In addition, the strategy singularly failed to hold onto the object of its unrequited desire nor, save Red Platform co-founder comrade Cameron Richards and one other, most of the band of fellow-thinkers Manny managed to cobble together.

Unfortunately the damage is not limited to the loss of members and sympathisers. Existing CPGB comrades have also been given a very bad lesson in democratic centralism which promises further difficulties in the future.

At two members’ aggregates the organisation voted to support Respect. Both these votes were taken prior to the manifesto launches of the main bourgeois parties. An election does not start and stop on election day. It must, by necessity, include the campaigning period before ballot boxes are distributed. It is logical to mark the start of that campaign when the main bourgeois parties issue their manifestoes.

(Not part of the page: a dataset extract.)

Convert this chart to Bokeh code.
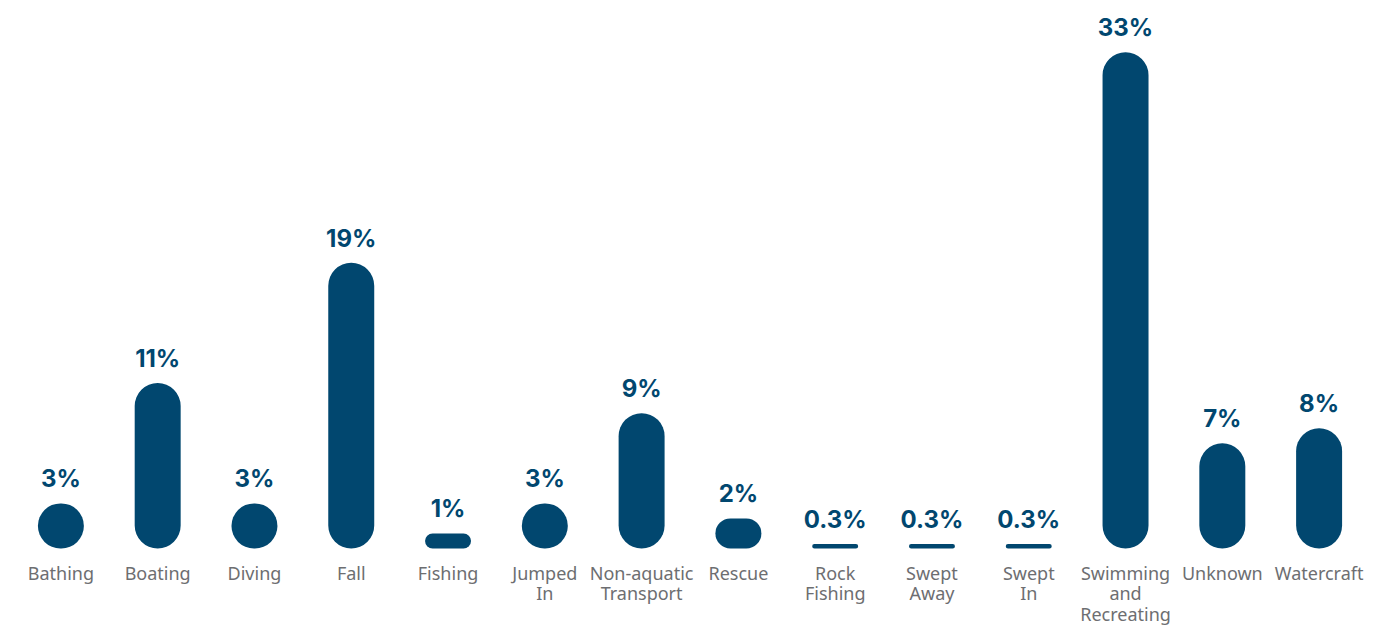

Once battle had been joined opposition to the majority line within the paper should have ceased. (The Weekly Worker is, after all, the Party’s main political weapon.) However, the Weekly Worker carried the Red Platform’s essentially anti-Respect column until the final week of the campaign. According to comrade Bridge, it was only terminated because the Red Platform “could no longer fill it with anything worthwhile”. It is perhaps more accurate to state that the column was terminated because the Red Platform’s initiator had abandoned ship.

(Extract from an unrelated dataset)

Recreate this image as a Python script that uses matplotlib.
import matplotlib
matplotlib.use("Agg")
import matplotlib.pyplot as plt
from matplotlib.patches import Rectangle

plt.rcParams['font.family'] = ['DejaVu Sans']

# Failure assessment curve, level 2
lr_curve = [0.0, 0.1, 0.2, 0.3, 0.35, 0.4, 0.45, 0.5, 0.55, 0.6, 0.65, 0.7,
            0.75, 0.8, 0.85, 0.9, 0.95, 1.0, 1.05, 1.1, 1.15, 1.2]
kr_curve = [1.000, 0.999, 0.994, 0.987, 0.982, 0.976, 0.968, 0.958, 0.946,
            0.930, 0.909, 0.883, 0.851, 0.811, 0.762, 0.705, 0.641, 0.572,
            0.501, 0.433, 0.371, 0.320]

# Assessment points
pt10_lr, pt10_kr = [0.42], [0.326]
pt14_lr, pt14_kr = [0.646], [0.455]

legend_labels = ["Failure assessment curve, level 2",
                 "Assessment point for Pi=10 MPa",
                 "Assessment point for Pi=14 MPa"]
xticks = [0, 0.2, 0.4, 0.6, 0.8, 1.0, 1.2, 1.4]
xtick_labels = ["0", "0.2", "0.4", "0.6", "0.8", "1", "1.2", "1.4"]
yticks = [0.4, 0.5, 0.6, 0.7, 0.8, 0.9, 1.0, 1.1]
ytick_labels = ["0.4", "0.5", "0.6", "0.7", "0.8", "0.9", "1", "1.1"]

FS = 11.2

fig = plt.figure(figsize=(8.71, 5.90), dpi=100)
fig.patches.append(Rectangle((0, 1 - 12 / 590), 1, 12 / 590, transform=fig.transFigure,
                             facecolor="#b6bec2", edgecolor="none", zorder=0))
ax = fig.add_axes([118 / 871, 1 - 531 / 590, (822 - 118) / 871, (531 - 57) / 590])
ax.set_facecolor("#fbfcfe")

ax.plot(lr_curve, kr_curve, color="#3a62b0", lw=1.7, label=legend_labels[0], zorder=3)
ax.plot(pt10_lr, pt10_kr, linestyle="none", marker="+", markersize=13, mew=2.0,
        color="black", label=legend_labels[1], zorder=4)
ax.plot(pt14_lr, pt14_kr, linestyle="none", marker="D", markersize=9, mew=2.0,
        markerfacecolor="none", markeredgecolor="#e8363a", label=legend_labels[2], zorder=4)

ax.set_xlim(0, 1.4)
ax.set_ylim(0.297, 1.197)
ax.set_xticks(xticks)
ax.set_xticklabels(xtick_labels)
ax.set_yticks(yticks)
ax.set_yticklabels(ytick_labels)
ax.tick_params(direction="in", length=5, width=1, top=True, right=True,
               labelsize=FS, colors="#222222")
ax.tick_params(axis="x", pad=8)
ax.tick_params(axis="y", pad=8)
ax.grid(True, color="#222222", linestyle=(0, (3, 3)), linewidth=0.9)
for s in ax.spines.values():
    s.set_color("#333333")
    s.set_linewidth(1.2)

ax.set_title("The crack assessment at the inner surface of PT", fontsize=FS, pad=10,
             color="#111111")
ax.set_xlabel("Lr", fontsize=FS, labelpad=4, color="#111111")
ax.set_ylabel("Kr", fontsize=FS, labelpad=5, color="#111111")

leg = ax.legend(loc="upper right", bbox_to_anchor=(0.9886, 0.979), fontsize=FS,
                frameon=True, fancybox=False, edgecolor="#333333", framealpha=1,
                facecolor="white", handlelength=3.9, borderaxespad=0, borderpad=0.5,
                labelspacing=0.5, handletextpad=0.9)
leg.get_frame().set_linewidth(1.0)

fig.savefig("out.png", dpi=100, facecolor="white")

Indulging mercurial and unreliable individuals at the expense of Party democracy would appear to be a mistake of sufficiently monumental proportions for any organisation. However, the CPGB now seeks to compound its error by introducing a moderated email list for its members. Presumably mother knows best when it comes to open, free and unhindered political debate amongst comrades.

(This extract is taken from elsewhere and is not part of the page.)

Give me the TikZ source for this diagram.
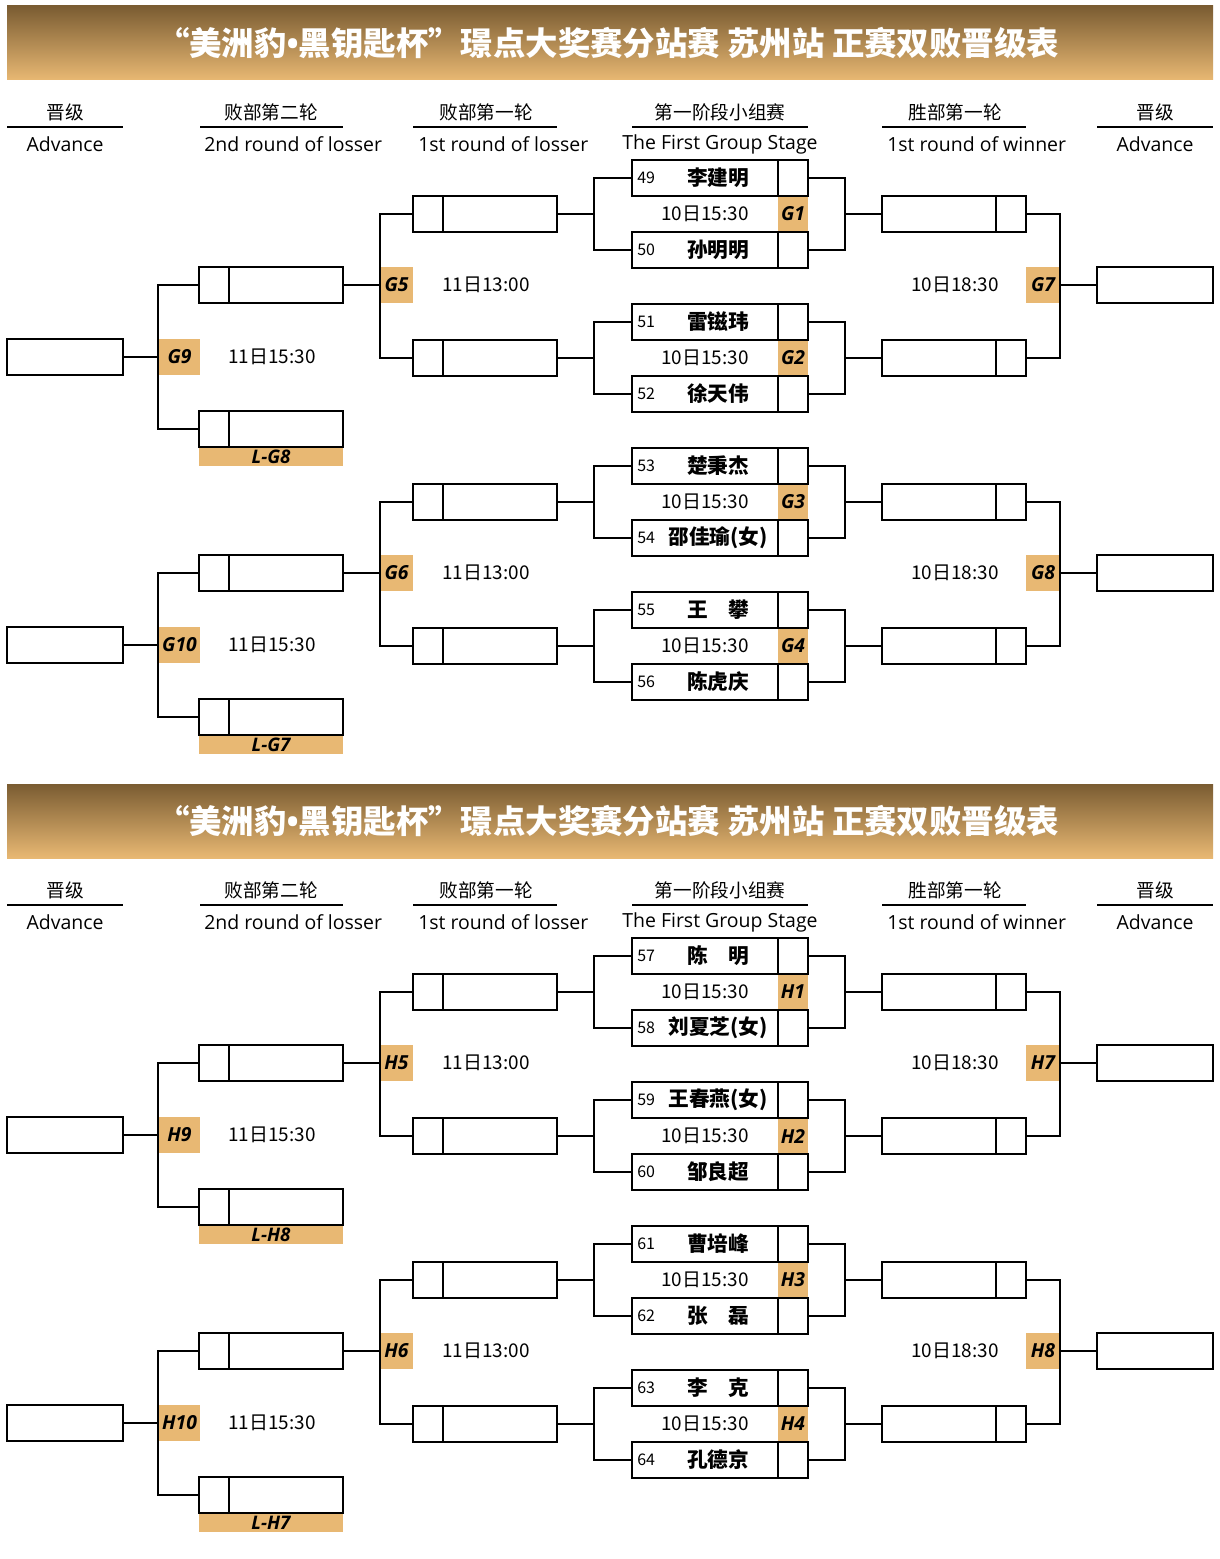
\documentclass[tikz,border=0pt]{standalone}
\usepackage{fontspec}
\setmainfont{Noto Sans CJK SC}
\newfontfamily\gfont{Open Sans}
\definecolor{gold}{RGB}{232,184,115}
\definecolor{hdrtop}{RGB}{122,92,50}
\definecolor{hdrbot}{RGB}{232,184,115}
\tikzset{
 bx/.style={draw=black, line width=0.8pt, inner sep=0pt, minimum height=27pt},
 wd/.style={minimum width=#1*0.75pt},
 gcell/.style={fill=gold, inner sep=0pt, minimum height=27pt, minimum width=#1*0.75pt, font=\gfont\bfseries\itshape\fontsize{14.5}{14.5}\selectfont},
 band/.style={fill=gold, inner sep=0pt, minimum height=13.5pt, minimum width=108pt, font=\gfont\bfseries\itshape\fontsize{14}{14}\selectfont},
 br/.style={line width=2.2pt},
 hrule/.style={line width=1.8pt},
 seedt/.style={inner sep=0pt, anchor=west, font=\fontsize{12}{12}\selectfont},
 pname/.style={inner sep=0pt, font=\bfseries\fontsize{15.5}{16}\selectfont},
 timet/.style={inner sep=0pt, font=\fontsize{14.2}{15}\selectfont},
 hd/.style={inner sep=0pt, font=\fontsize{14}{15}\selectfont},
 he/.style={inner sep=0pt, font=\gfont\fontsize{14.6}{16}\selectfont},
 ttl/.style={inner sep=0pt, text=white, font=\bfseries\fontsize{24.3}{26}\selectfont},
}
\newcommand\grp[7]{%
 \node[timet] (#1t#2) at (705,#3+54) {10日15:30};
 \node[gcell=30] (#1g#2) at (793,#3+54) {#1#2};
 \node[bx,wd=146] (#1na#2) at (705,#3+18) {};
 \node[bx,wd=30] (#1sa#2) at (793,#3+18) {};
 \node[seedt] (#1ka#2) at (637,#3+18) {#4};
 \node[pname] (#1ma#2) at (718,#3+18) {#5};
 \node[bx,wd=146] (#1nb#2) at (705,#3+90) {};
 \node[bx,wd=30] (#1sb#2) at (793,#3+90) {};
 \node[seedt] (#1kb#2) at (637,#3+90) {#6};
 \node[pname] (#1mb#2) at (718,#3+90) {#7};
 \node[bx,wd=30] (#1ls#2) at (428,#3+54) {};
 \node[bx,wd=114] (#1lw#2) at (500,#3+54) {};
 \node[bx,wd=114] (#1wa#2) at (939,#3+54) {};
 \node[bx,wd=30] (#1ws#2) at (1011,#3+54) {};
 \coordinate (#1lb#2) at (594,#3+54);
 \coordinate (#1rb#2) at (845,#3+54);
 \draw[br] (#1na#2.west) -| (#1lb#2) |- (#1nb#2.west);
 \draw[br] (#1lb#2) -- (#1lw#2.east);
 \draw[br] (#1sa#2.east) -| (#1rb#2) |- (#1sb#2.east);
 \draw[br] (#1rb#2) -- (#1wa#2.west);
}
\newcommand\pair[9]{%
 \node[gcell=33] (#1g#3) at (396.5,285+#2) {#1#3};
 \node[timet] (#1t#3) at (486,285+#2) {11日13:00};
 \node[bx,wd=30] (#1as#7) at (214,285+#2) {};
 \node[bx,wd=114] (#1aw#7) at (286,285+#2) {};
 \node[band] (#1bd#7) at (271,457+#2) {L-#1#6};
 \node[bx,wd=30] (#1bs#7) at (214,429+#2) {};
 \node[bx,wd=114] (#1bw#7) at (286,429+#2) {};
 \node[gcell=41] (#1g#5) at (179.5,357+#2) {#1#5};
 \node[timet] (#1t#5) at (272,357+#2) {11日15:30};
 \node[bx,wd=116] (#1al#7) at (65,357+#2) {};
 \node[gcell=34] (#1g#4) at (1043,285+#2) {#1#4};
 \node[timet] (#1t#4) at (955,285+#2) {10日18:30};
 \node[bx,wd=116] (#1ar#7) at (1155,285+#2) {};
 \coordinate (#1lp#7) at (380,285+#2);
 \coordinate (#1fp#7) at (158,357+#2);
 \coordinate (#1wp#7) at (1060,285+#2);
 \draw[br] (#1ls#8.west) -| (#1lp#7) |- (#1ls#9.west);
 \draw[br] (#1lp#7) -- (#1aw#7.east);
 \draw[br] (#1as#7.west) -| (#1fp#7) |- (#1bs#7.west);
 \draw[br] (#1fp#7) -- (#1al#7.east);
 \draw[br] (#1ws#8.east) -| (#1wp#7) |- (#1ws#9.east);
 \draw[br] (#1wp#7) -- (#1ar#7.west);
}
\newcommand\half[9]{%
 \shade[top color=hdrtop, bottom color=hdrbot] (7,6) rectangle (1213,80);
 \node[ttl] (#1title) at (608,43) {“美洲豹{\gfont\bfseries •}黑钥匙杯”璟点大奖赛分站赛 苏州站 正赛双败晋级表};
 \node[hd] (#1h1) at (65,112) {晋级};
 \node[he] (#1e1) at (65,144) {Advance};
 \draw[hrule] (7,127) -- (123,127);
 \node[hd] (#1h2) at (271,112) {败部第二轮};
 \node[he,anchor=west] (#1e2) at (204,144) {2nd round of losser};
 \draw[hrule] (200,127) -- (343,127);
 \node[hd] (#1h3) at (486,112) {败部第一轮};
 \node[he,anchor=west] (#1e3) at (418,144) {1st round of losser};
 \draw[hrule] (413,127) -- (557,127);
 \node[hd] (#1h4) at (720,112) {第一阶段小组赛};
 \node[he] (#1e4) at (720,144) {The First Group Stage};
 \draw[hrule] (632,127) -- (808,127);
 \node[hd] (#1h5) at (955,112) {胜部第一轮};
 \node[he,anchor=west] (#1e5) at (887,144) {1st round of winner};
 \draw[hrule] (882,127) -- (1026,127);
 \node[hd] (#1h6) at (1155,112) {晋级};
 \node[he] (#1e6) at (1155,144) {Advance};
 \draw[hrule] (1097,127) -- (1213,127);
 \grp{#1}{1}{160}{\the\numexpr\seedbase+0\relax}{#2}{\the\numexpr\seedbase+1\relax}{#3}
 \grp{#1}{2}{304}{\the\numexpr\seedbase+2\relax}{#4}{\the\numexpr\seedbase+3\relax}{#5}
 \grp{#1}{3}{448}{\the\numexpr\seedbase+4\relax}{#6}{\the\numexpr\seedbase+5\relax}{#7}
 \grp{#1}{4}{592}{\the\numexpr\seedbase+6\relax}{#8}{\the\numexpr\seedbase+7\relax}{#9}
 \pair{#1}{0}{5}{7}{9}{8}{1}{1}{2}
 \pair{#1}{288}{6}{8}{10}{7}{2}{3}{4}
}
\begin{document}
\begin{tikzpicture}[x=0.75pt,y=-0.75pt]
\useasboundingbox[fill=white] (0,0) rectangle (1220,1559);
\def\seedbase{49}
\half{G}{李建明}{孙明明}{雷镃玮}{徐天伟}{楚秉杰}{邵佳瑜(女)}{王　攀}{陈虎庆}
\begin{scope}[shift={(0,778)}]
\def\seedbase{57}
\half{H}{陈　明}{刘夏芝(女)}{王春燕(女)}{邹良超}{曹培峰}{张　磊}{李　克}{孔德京}
\end{scope}
\end{tikzpicture}
\end{document}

Having spent 12 years in and around the Party, it has been depressing to see how it has been paralysed over this recent period by the SWP’s Respect initiative and how SWP-like appetites for growth have harmed the organisation. Perhaps comrade Bridge’s closing remark that the mess of the recent period is “in part … our fault” marks a return to a more principled attitude to Party building.

Andy Hannah
London



2. Letter from Ian Donovan to Weekly Worker (14/9/2004)



Manny Neira (9 September) justifies his leading a split away from the CPGB with the strange accusation that his political views were in some way prevented from being aired in the Weekly Worker in the period before he resigned. A cursory examination of relevant issues of WW from the European/GLA election campaign, prior to June 6th (mainly in May) reveal this to be utter nonsense. During this period in early May, comrade Neira’s Red Platform was permitted by the leadership of the CPGB not only to run a public column (which was within the bounds of the degree of public face mandated by the organisation), but also to insert various plugs and polemics aimed subtly but unmistakeably against the ‘vote Respect’ majority position in several other articles which come under the heading of ordinary reportage. The May 6th and 13th issues of the paper were particularly notable in this regard.

Neira, as John Bridge says, has no conception of comradeship or democratic centralism, and this manifested itself by his abuse of his role in laying out the paper to subvert the presentation of the majority position in the middle of an election campaign, a party action. And comrade Neira is not satisfied with this even now. He thinks he should have been given more, have been indulged more, than in fact he was already. He also believes that people who challenge him politically have no right to do so.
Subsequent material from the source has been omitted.